TEA: Trajectory Encoding Augmentation for Robust and Transferable Policies in Offline Reinforcement Learning
Batıkan Bora Ormancı, Phillip Swazinna, Steffen Udluft, Thomas A. Runkler
TL;DR
This paper tackles offline reinforcement learning under unseen dynamic variations. It proposes Trajectory Encoding Augmentation (TEA), which learns a $4$-D latent representation of environment dynamics from sequences of length $16$ state-action pairs and appends it to the observed state. Using BCQ in the offline setting, TEA is evaluated on CartPole variants with varying pole length and cart mass, showing consistent transfer to ten unseen environments after training on source environments.
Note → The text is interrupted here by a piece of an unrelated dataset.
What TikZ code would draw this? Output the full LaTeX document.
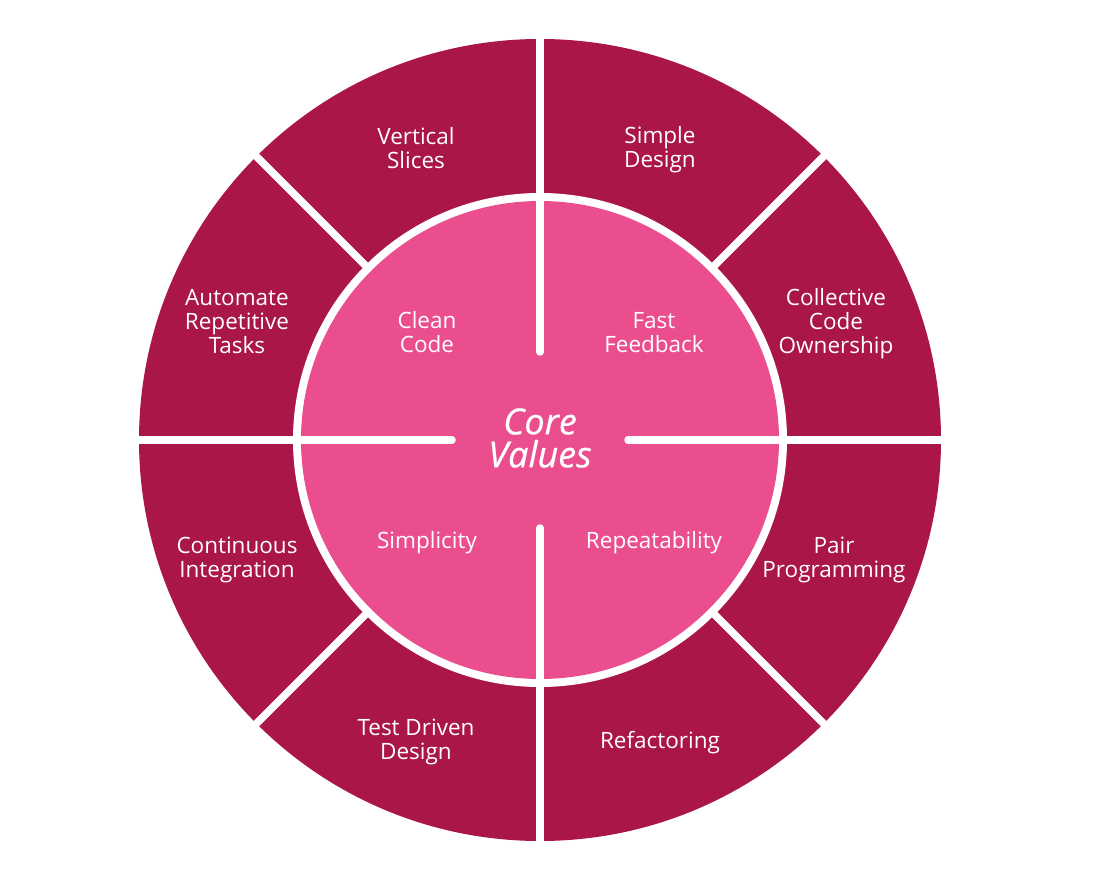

The results indicate that latent trajectory encodings capture critical environment-specific information, enabling a single policy to generalize across dynamic conditions and suggesting fruitful directions for offline-to-online extensions.
Abstract
In this paper, we investigate offline reinforcement learning (RL) with the goal of training a single robust policy that generalizes effectively across environments with unseen dynamics. We propose a novel approach, Trajectory Encoding Augmentation (TEA), which extends the state space by integrating latent representations of environmental dynamics obtained from sequence encoders, such as AutoEncoders. Our findings show that incorporating these encodings with TEA improves the transferability of a single policy to novel environments with new dynamics, surpassing methods that rely solely on unmodified states. These results indicate that TEA captures critical, environment-specific characteristics, enabling RL agents to generalize effectively across dynamic conditions.